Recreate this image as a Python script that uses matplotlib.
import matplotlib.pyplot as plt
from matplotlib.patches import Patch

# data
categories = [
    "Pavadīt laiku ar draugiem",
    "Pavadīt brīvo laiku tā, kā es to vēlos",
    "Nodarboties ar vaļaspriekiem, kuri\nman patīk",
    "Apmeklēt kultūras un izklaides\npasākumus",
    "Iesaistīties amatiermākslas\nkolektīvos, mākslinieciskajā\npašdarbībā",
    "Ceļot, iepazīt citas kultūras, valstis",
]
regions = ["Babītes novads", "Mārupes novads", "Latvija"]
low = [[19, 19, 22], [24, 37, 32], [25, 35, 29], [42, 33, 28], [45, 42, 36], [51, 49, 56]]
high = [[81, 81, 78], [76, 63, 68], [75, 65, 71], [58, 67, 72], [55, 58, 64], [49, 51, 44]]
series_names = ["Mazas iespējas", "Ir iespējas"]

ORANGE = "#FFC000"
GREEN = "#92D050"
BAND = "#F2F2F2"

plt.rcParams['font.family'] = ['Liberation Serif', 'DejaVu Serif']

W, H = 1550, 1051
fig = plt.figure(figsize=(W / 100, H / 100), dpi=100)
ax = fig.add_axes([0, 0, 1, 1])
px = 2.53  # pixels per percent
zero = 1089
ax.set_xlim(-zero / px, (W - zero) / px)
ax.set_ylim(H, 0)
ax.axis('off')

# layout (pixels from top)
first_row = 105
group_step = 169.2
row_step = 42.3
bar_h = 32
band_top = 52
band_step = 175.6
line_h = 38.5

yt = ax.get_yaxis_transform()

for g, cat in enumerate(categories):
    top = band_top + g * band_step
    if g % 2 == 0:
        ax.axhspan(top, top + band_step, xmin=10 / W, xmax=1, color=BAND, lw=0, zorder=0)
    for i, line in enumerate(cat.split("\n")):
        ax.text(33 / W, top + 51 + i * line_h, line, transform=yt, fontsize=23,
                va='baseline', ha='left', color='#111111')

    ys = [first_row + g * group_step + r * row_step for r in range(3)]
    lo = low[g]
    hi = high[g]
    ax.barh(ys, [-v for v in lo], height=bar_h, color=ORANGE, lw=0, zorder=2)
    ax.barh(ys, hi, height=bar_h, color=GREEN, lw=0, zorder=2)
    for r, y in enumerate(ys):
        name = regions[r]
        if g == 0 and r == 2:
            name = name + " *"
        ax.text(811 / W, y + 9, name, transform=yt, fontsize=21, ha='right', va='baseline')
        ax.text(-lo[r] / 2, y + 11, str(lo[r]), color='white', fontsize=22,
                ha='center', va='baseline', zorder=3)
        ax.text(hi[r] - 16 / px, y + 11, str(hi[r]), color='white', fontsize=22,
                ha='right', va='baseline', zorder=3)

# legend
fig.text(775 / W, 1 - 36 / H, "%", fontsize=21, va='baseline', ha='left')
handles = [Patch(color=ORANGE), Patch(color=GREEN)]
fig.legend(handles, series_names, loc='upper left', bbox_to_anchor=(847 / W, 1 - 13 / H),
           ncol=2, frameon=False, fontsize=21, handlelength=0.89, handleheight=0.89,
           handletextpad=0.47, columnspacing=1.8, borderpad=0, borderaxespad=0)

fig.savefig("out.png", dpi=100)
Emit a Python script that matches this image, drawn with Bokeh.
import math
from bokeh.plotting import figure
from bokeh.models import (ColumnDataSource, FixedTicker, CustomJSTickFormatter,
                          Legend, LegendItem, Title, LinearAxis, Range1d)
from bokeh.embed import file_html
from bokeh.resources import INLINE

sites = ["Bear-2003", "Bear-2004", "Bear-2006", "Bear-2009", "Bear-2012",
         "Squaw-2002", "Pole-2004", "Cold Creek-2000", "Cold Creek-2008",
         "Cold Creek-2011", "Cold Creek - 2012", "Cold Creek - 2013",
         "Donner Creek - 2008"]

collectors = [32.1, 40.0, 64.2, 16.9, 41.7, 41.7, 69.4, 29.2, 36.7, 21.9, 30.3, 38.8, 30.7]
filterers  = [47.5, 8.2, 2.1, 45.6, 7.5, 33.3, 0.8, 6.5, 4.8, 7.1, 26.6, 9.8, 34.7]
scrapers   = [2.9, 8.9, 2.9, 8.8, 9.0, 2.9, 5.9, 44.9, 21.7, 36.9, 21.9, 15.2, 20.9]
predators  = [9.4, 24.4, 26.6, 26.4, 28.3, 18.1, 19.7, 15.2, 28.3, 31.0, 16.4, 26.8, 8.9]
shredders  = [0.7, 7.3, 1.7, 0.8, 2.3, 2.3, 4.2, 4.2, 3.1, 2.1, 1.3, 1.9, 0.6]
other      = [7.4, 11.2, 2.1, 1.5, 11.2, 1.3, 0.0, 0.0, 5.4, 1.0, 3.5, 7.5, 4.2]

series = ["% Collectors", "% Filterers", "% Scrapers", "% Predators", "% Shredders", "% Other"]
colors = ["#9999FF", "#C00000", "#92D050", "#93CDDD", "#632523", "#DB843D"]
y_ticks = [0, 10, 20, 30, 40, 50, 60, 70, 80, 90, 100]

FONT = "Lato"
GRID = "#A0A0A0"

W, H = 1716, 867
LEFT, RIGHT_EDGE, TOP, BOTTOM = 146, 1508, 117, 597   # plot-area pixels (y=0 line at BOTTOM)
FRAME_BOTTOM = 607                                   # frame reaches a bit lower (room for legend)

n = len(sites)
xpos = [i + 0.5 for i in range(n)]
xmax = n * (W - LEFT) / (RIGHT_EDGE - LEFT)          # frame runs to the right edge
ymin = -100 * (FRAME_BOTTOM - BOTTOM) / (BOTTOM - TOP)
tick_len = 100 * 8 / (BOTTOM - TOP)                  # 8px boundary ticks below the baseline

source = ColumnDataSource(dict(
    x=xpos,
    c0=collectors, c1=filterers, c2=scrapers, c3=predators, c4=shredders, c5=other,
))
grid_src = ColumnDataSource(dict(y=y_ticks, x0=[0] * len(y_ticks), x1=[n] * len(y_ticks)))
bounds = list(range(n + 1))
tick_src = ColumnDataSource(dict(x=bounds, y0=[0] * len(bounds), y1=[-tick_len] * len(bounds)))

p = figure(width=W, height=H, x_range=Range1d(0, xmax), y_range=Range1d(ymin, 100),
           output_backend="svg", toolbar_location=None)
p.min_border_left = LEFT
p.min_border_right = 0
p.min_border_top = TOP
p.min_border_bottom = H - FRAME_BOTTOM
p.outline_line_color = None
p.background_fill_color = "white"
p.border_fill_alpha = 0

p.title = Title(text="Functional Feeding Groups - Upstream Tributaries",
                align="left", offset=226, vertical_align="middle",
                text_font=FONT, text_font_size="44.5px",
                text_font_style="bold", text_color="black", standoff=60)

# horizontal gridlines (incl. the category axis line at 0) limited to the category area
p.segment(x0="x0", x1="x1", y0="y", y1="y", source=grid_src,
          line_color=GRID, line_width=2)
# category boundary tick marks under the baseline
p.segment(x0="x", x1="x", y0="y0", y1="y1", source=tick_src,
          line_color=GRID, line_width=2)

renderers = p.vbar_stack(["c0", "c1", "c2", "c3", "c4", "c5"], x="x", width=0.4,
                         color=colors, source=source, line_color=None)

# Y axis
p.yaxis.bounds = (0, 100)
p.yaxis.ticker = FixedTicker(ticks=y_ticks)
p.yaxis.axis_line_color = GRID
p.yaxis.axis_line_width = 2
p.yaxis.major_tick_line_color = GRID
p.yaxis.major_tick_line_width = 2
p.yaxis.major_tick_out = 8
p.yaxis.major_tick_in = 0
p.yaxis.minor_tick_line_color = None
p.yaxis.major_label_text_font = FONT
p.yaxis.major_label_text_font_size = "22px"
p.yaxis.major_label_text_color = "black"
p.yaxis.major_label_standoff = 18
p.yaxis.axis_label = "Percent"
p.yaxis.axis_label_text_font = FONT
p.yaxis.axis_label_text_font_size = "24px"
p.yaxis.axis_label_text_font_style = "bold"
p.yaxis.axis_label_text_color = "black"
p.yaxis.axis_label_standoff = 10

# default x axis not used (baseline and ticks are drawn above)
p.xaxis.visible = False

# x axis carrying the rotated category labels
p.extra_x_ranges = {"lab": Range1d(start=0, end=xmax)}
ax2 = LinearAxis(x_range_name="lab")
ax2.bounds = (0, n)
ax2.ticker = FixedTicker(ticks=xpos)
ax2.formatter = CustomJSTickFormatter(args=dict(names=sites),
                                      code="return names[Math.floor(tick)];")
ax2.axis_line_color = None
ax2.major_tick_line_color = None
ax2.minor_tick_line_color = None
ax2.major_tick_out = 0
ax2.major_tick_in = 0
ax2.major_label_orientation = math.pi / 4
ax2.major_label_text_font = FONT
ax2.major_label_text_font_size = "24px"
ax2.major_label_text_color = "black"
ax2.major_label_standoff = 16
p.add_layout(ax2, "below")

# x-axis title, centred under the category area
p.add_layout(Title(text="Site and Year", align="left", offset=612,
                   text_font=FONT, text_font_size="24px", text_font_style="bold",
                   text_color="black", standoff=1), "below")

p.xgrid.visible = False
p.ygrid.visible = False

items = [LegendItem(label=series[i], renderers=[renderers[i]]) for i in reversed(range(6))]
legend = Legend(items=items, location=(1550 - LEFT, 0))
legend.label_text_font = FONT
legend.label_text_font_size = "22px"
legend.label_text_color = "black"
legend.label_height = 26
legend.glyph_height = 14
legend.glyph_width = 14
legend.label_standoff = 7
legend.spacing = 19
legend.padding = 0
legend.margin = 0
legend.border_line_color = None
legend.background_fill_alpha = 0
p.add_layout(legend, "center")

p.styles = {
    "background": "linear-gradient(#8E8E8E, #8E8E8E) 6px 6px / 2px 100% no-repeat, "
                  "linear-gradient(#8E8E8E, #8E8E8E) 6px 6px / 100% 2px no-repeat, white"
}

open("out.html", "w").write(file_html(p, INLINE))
══════
#### GOAL
Scan the entries above for the word "matplotlib" and collect each line holding it.

#### ANSWER FOR THIS EXERCISE
Recreate this image as a Python script that uses matplotlib.
import matplotlib.pyplot as plt
from matplotlib.patches import Patch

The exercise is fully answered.